In his first State of the Union speech of his second term, President Bush tonight urged Congress to make reforms on a wide variety of issues – from Social Security and the federal tax code, to immigration policy designed to stop “chaos at our border.”
“We should not be content with laws that punish hardworking people who want only to provide for their families, and deny businesses willing workers, and invite chaos at our border,” Bush told the nation.
“It is time for an immigration policy that permits temporary guest workers to fill jobs Americans will not take, that rejects amnesty, that tells us who is entering and leaving our country, and that closes the border to drug dealers and terrorists.”
The president, however, offered no specifics on how he planned to prevent drug dealers and terrorists from entering the country illegally.
Bush said in order to keep the country’s economy strong, health care needed to be more affordable, giving families access to good coverage with more control of their health decisions.
“I ask Congress to move forward on a comprehensive health-care agenda – with tax credits to help low-income workers buy insurance, a community health center in every poor county, improved information technology to prevent medical errors and needless costs, association health plans for small businesses and their employees, expanded health-savings accounts, and medical liability reform that will reduce health-care costs, and make sure patients have the doctors and care they need.”
The president spent much of his speech discussing a troubling forecast for Social Security, while at the same time trying to ease fears among older citizens.
“I have a message for every American who is 55 or older,” he said. “Do not let anyone mislead you.
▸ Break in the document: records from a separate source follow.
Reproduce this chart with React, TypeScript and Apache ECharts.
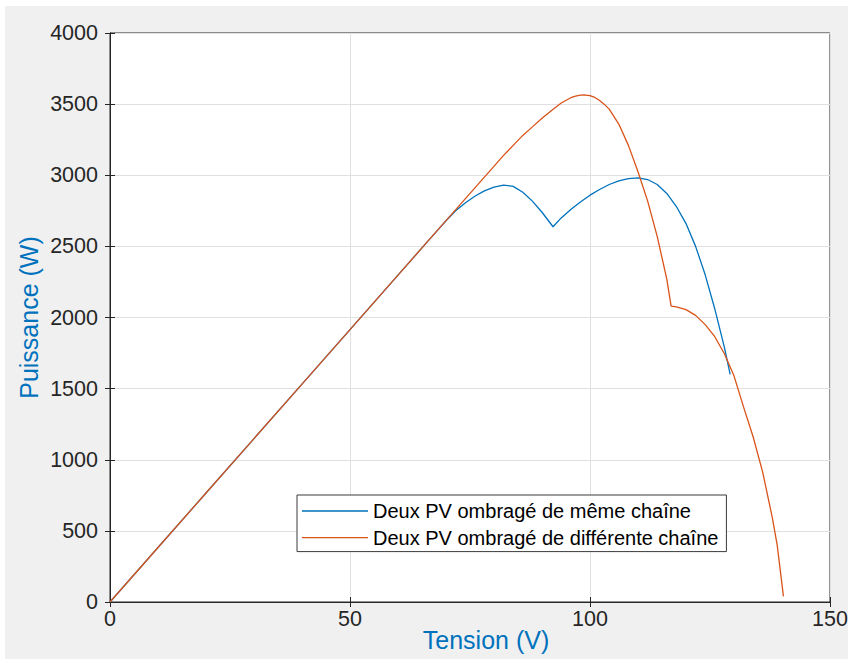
import React, { useEffect, useRef } from "react";
import * as echarts from "echarts";

// Tension (V) / Puissance (W) — deux PV ombragés de la même chaîne
const voltSame = [0, 10, 20, 30, 40, 50, 60, 66, 68, 70, 72, 74, 76, 78, 80, 82, 84, 86, 88, 90, 92.3, 94, 96, 98, 100, 102, 104, 106, 108, 110, 112, 114, 116, 118, 120, 122, 124, 126, 128, 129.2];
const powerSame = [0, 383, 766, 1149, 1532, 1915, 2298, 2528, 2604, 2680, 2750, 2805, 2852, 2890, 2917, 2931, 2922, 2880, 2818, 2740, 2638, 2700, 2760, 2812, 2860, 2900, 2935, 2960, 2976, 2982, 2970, 2935, 2872, 2780, 2660, 2500, 2300, 2060, 1790, 1600];

// Deux PV ombragés de différentes chaînes
const voltDiff = [0, 10, 20, 30, 40, 50, 60, 66, 70, 74, 78, 82, 84, 86, 88, 90, 92, 94, 96, 97, 98, 99, 100, 101, 102, 103, 104, 106, 108, 110, 112, 114, 116, 116.9, 118, 120, 122, 124, 126, 128, 130, 132, 134, 136, 138, 139, 140.3];
const powerDiff = [0, 383, 766, 1149, 1532, 1915, 2298, 2528, 2681, 2834, 2987, 3140, 3210, 3280, 3340, 3400, 3455, 3508, 3545, 3556, 3563, 3564, 3560, 3547, 3525, 3498, 3465, 3360, 3210, 3025, 2820, 2570, 2270, 2080, 2075, 2055, 2015, 1950, 1865, 1745, 1590, 1370, 1160, 910, 590, 400, 40];

const xTicks = { min: 0, max: 150, interval: 50 };
const yTicks = { min: 0, max: 4000, interval: 500 };

const seriesNames = ["Deux PV ombragé de même chaîne", "Deux PV ombragé de différente chaîne"];
const seriesColors = ["#0072BD", "#D95319"];

const FONT = "'Liberation Sans', Arial, Helvetica, sans-serif";
const AXIS = "#262626";

export default function App() {
  const ref = useRef<HTMLDivElement>(null);
  useEffect(() => {
    if (!ref.current) return;
    const chart = echarts.init(ref.current, undefined, { renderer: "svg" });
    const sameData = voltSame.map((v, i) => [v, powerSame[i]]);
    const diffData = voltDiff.map((v, i) => [v, powerDiff[i]]);
    const tickCommon = {
      axisLine: { show: true, lineStyle: { color: AXIS, width: 1 } },
      axisTick: { show: true, inside: true, length: 5, lineStyle: { color: AXIS } },
    };
    const plain = (v: number) => String(v);
    chart.setOption({
      animation: false,
      backgroundColor: "transparent",
      textStyle: { fontFamily: FONT },
      grid: {
        left: 110,
        top: 33,
        right: 18,
        bottom: 57,
        show: true,
        backgroundColor: "#ffffff",
        borderColor: AXIS,
        borderWidth: 1,
        containLabel: false,
        outerBoundsMode: "none",
      },
      legend: {
        data: seriesNames,
        orient: "vertical",
        left: 297,
        top: 495,
        backgroundColor: "#ffffff",
        borderColor: "#3a3a3a",
        borderWidth: 1,
        borderRadius: 0,
        padding: [5, 8, 3, 5],
        icon: "rect",
        itemWidth: 66,
        itemHeight: 1.4,
        itemGap: 4.6,
        textStyle: { fontSize: 20, color: "#000", fontFamily: FONT, lineHeight: 22 },
      },
      xAxis: [
        {
          type: "value",
          position: "bottom",
          ...xTicks,
          ...tickCommon,
          axisLabel: { color: AXIS, fontSize: 21.5, fontFamily: FONT, margin: 6, formatter: plain },
          splitLine: { show: true, lineStyle: { color: "#e0e0e0", width: 1 } },
          name: "Tension (V)",
          nameLocation: "middle",
          nameGap: 25,
          nameMoveOverlap: false,
          nameTextStyle: { color: "#0072BD", fontSize: 25, fontFamily: FONT, padding: [0, 0, 0, 32] },
        },
        {
          type: "value",
          position: "top",
          ...xTicks,
          ...tickCommon,
          axisLabel: { show: false },
          splitLine: { show: false },
        },
      ],
      yAxis: [
        {
          type: "value",
          position: "left",
          ...yTicks,
          ...tickCommon,
          axisLabel: { color: AXIS, fontSize: 21.5, fontFamily: FONT, margin: 12, formatter: plain },
          splitLine: { show: true, lineStyle: { color: "#e0e0e0", width: 1 } },
          name: "Puissance (W)",
          nameLocation: "middle",
          nameGap: 69,
          nameMoveOverlap: false,
          nameTextStyle: { color: "#0072BD", fontSize: 25, fontFamily: FONT },
        },
        {
          type: "value",
          position: "right",
          ...yTicks,
          ...tickCommon,
          axisLabel: { show: false },
          splitLine: { show: false },
        },
      ],
      series: [
        {
          name: seriesNames[0],
          type: "line",
          xAxisIndex: 0,
          yAxisIndex: 0,
          data: sameData,
          showSymbol: false,
          symbol: "none",
          color: seriesColors[0],
          lineStyle: { color: seriesColors[0], width: 1.3 },
          z: 2,
        },
        {
          name: seriesNames[1],
          type: "line",
          xAxisIndex: 0,
          yAxisIndex: 0,
          data: diffData,
          showSymbol: false,
          symbol: "none",
          color: seriesColors[1],
          lineStyle: { color: seriesColors[1], width: 1.3 },
          z: 3,
        },
      ],
    });
    return () => chart.dispose();
  }, []);

  return (
    <div style={{ position: "fixed", left: 0, top: 0, width: 848, height: 659, background: "#ffffff" }}>
      <div style={{ position: "absolute", left: 5, top: 6, right: 0, bottom: 0, background: "#f0f0f0" }} />
      <div ref={ref} style={{ position: "absolute", left: 0, top: 0, width: 848, height: 659 }} />
    </div>
  );
}
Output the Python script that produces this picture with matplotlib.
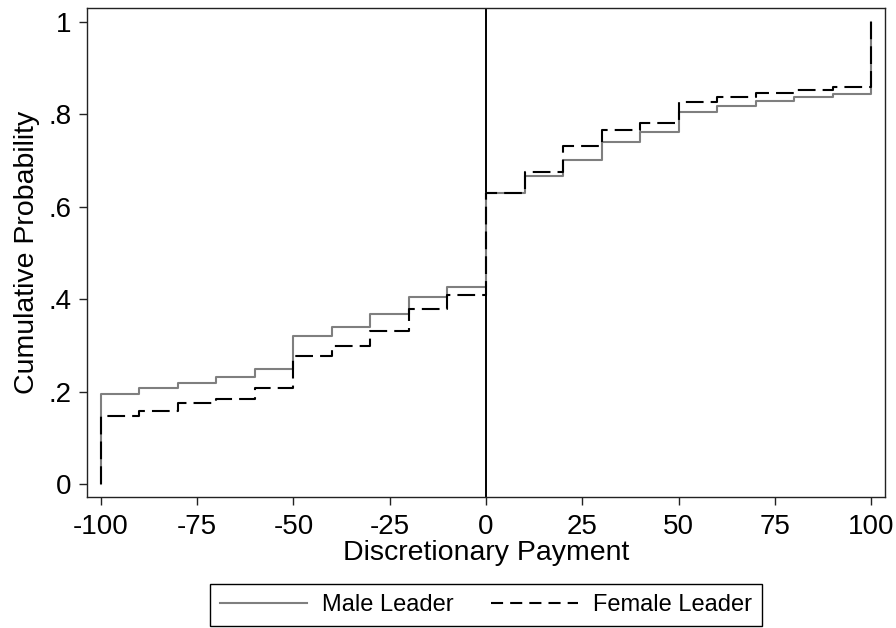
import matplotlib
matplotlib.use("Agg")
import matplotlib.pyplot as plt
from matplotlib.lines import Line2D

plt.rcParams['font.family'] = ['Liberation Sans', 'DejaVu Sans']

# Discretionary payment levels and empirical CDF values by leader gender
payments = [-100, -90, -80, -70, -60, -50, -40, -30, -20, -10, 0,
            10, 20, 30, 40, 50, 60, 70, 80, 90, 100]
male_cdf = [0.195, 0.207, 0.219, 0.231, 0.249, 0.320, 0.340, 0.367, 0.405, 0.426,
            0.629, 0.667, 0.701, 0.739, 0.761, 0.804, 0.818, 0.828, 0.837, 0.843, 1.0]
female_cdf = [0.148, 0.158, 0.175, 0.185, 0.207, 0.276, 0.299, 0.332, 0.379, 0.408,
              0.629, 0.676, 0.732, 0.766, 0.781, 0.826, 0.838, 0.847, 0.853, 0.860, 1.0]
x_ticks = [-100, -75, -50, -25, 0, 25, 50, 75, 100]
y_ticks = [0, 0.2, 0.4, 0.6, 0.8, 1.0]
y_tick_labels = ["0", ".2", ".4", ".6", ".8", "1"]

fig = plt.figure(figsize=(8.96, 6.28), dpi=100)
ax = fig.add_axes([87 / 896, 1 - 497 / 628, (885 - 87) / 896, (497 - 8) / 628])

xs = [payments[0]] + payments
male_y = [0.0] + male_cdf
female_y = [0.0] + female_cdf

plot_dash = (0, (8.5, 3.4))
legend_dash = (0, (5.8, 3.4))
ax.axvline(0, color='black', lw=1.4, zorder=1)
ax.step(xs, male_y, where='post', color='#7f7f7f', lw=1.5, zorder=2)
ax.step(xs, female_y, where='post', color='black', lw=1.5, linestyle=plot_dash, zorder=3)

ax.set_xlim(-103.6, 103.6)
ax.set_ylim(-0.028, 1.030)
ax.set_xticks(x_ticks)
ax.set_xticklabels([str(v) for v in x_ticks])
ax.set_yticks(y_ticks)
ax.set_yticklabels(y_tick_labels)
ax.tick_params(axis='both', labelsize=20, length=6, width=1.0, color='#222222', pad=5)
ax.tick_params(axis='x', pad=6)
for s in ax.spines.values():
    s.set_linewidth(1.0)
    s.set_color('#222222')

ax.set_xlabel("Discretionary Payment", fontsize=20.5, labelpad=0)
ax.set_ylabel("Cumulative Probability", fontsize=20.5, labelpad=6)

handles = [Line2D([], [], color='#7f7f7f', lw=1.5),
           Line2D([], [], color='black', lw=1.5, linestyle=legend_dash)]
leg = fig.legend(handles, ["Male Leader", "Female Leader"], loc='center',
                 bbox_to_anchor=(486 / 896, 1 - 605 / 628), ncol=2, fontsize=17,
                 frameon=True, fancybox=False, edgecolor='black', framealpha=1,
                 handlelength=3.7, handletextpad=0.64, columnspacing=1.57,
                 borderpad=0.42, borderaxespad=0)
leg.get_frame().set_linewidth(1.0)

fig.savefig("out.png", dpi=100, facecolor='white')
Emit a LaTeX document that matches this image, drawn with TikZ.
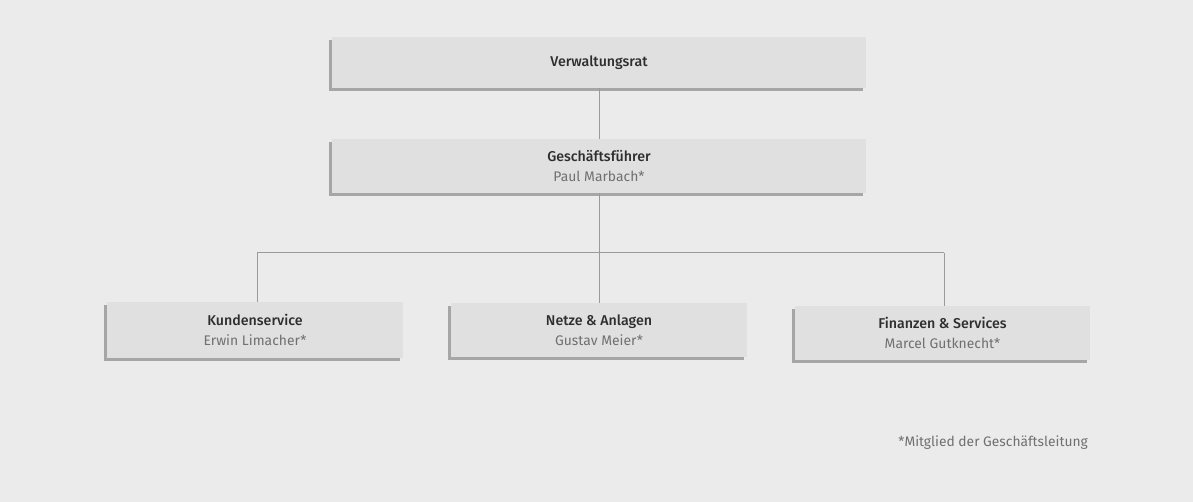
\documentclass[tikz,border=0pt]{standalone}
\usepackage{fontspec}
\setmainfont{Fira Sans}
\newfontfamily\medfont{Fira Sans Medium}
\usetikzlibrary{positioning}
\definecolor{bg}{HTML}{EBEBEB}
\definecolor{boxfill}{HTML}{E0E0E0}
\definecolor{shadowc}{HTML}{A6A6A6}
\definecolor{linec}{HTML}{9A9A9A}
\definecolor{titlec}{HTML}{2E2E2E}
\definecolor{namec}{HTML}{707070}
\tikzset{
  orgbox/.style={fill=boxfill, draw=none, minimum height=#1, inner sep=0pt, align=center,
    font=\fontsize{13.9}{19.5}\selectfont,
    preaction={fill=shadowc, transform canvas={shift={(-3pt,-3pt)}}}},
  orgbox/.default=51pt,
  conn/.style={draw=linec, line width=1pt},
}
\newcommand{\ttlname}[2]{{\medfont\fontsize{14.2}{19.5}\selectfont\color{titlec}#1}\\{\color{namec}#2}}
\begin{document}
\begin{tikzpicture}[x=1pt,y=-1pt]
\fill[bg] (0,0) rectangle (1193,502);
\useasboundingbox (0,0) rectangle (1193,502);
\node[orgbox=51pt, minimum width=534pt] (vr) at (599,62.5) {\medfont\fontsize{14.2}{19.5}\selectfont\color{titlec}Verwaltungsrat};
\node[orgbox=54pt, minimum width=534pt] (gf) at (599,166) {\ttlname{Geschäftsführer}{Paul Marbach*}};
\node[orgbox=56pt, minimum width=296pt] (ks) at (255,330) {\ttlname{Kundenservice}{Erwin Limacher*}};
\node[orgbox=54pt, minimum width=296pt] (na) at (599,330) {\ttlname{Netze \& Anlagen}{Gustav Meier*}};
\node[orgbox=54pt, minimum width=295pt] (fs) at (942.5,333) {\ttlname{Finanzen \& Services}{Marcel Gutknecht*}};
\coordinate (hl) at (257,253);
\coordinate (hr) at (944,253);
\coordinate (hm) at (599,253);
\draw[conn] (vr.south) -- (gf.north);
\draw[conn] (gf.south) -- (hm);
\draw[conn] (hl) -- (hr);
\draw[conn] (hl) -- (hl |- ks.north);
\draw[conn] (hm) -- (na.north);
\draw[conn] (hr) -- (hr |- fs.north);
\node[anchor=east, text=namec, font=\fontsize{13.8}{15}\selectfont, inner sep=0pt] (fn) at (1088,443) {*Mitglied der Geschäftsleitung};
\end{tikzpicture}
\end{document}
For you, the Social Security system will not change in any way.”
But the president said if sound changes are not made, the entire system would be exhausted and bankrupt by 2042.
“If steps are not taken to avert that outcome, the only solutions would be drastically higher taxes, massive new borrowing, or sudden and severe cuts in Social Security benefits or other government programs.” He said he would listen to anyone who has a good idea to offer.
Bush reiterated his support for a constitutional amendment to protect the institution of marriage, saying it was for the good of families, children, and society.
“Because marriage is a sacred institution and the foundation of society, it should not be redefined by activist judges,” he said.
President Bush also continued to promote his theme of “liberty for all” around the world, as well as in the U.S.
He said America will stand with the allies of freedom to support democratic movements in the Middle East and beyond, with the ultimate goal of ending tyranny, but added, “the United States has no right, no desire, and no intention to impose our form of government on anyone else.”
Despite calls in the past week from some Democrats to announce a withdrawal of U.S. troops from Iraq, Bush said he wouldn’t set an artificial timetable for leaving Iraq, “because that would embolden the terrorists and make them believe they can wait us out.”
During numerous standing ovations, television cameras showed many members of Congress displaying a finger which had been dipped in blue ink, as a sign of solidarity with the Iraqis who braved violence over the weekend to cast their ballots for the first time in a post Saddam Hussein-era.
“This blue finger is a sign of incredible courage on the part of the Iraqi people,” House Majority Leader Tom DeLay said after the speech, noting the ink stays on for a week in Iraq.
Elsewhere in the Middle East, Bush said it was time to promote democracy in the Palestinian territories, saying he’ll ask Congress for $350 million to support Palestinian political, economic, and security reforms.
“The goal of two democratic states, Israel and Palestine, living side by side in peace is within reach – and America will help them achieve that goal.”
Bush said the U.S. needs to confront regimes that continue to harbor terrorists and pursue weapons of mass murder, mentioning Syria and Iran specifically.
“Syria still allows its territory, and parts of Lebanon, to be used by terrorists who seek to destroy every chance of peace in the region,” he said.
Bush also addressed concerns about Iran’s purported goal of developing a nuclear weapon, saying, “We are working with European allies to make clear to the Iranian regime that it must give up its uranium enrichment program and any plutonium re-processing, and end its support for terror. And to the Iranian people, I say tonight: As you stand for your own liberty, America stands with you.”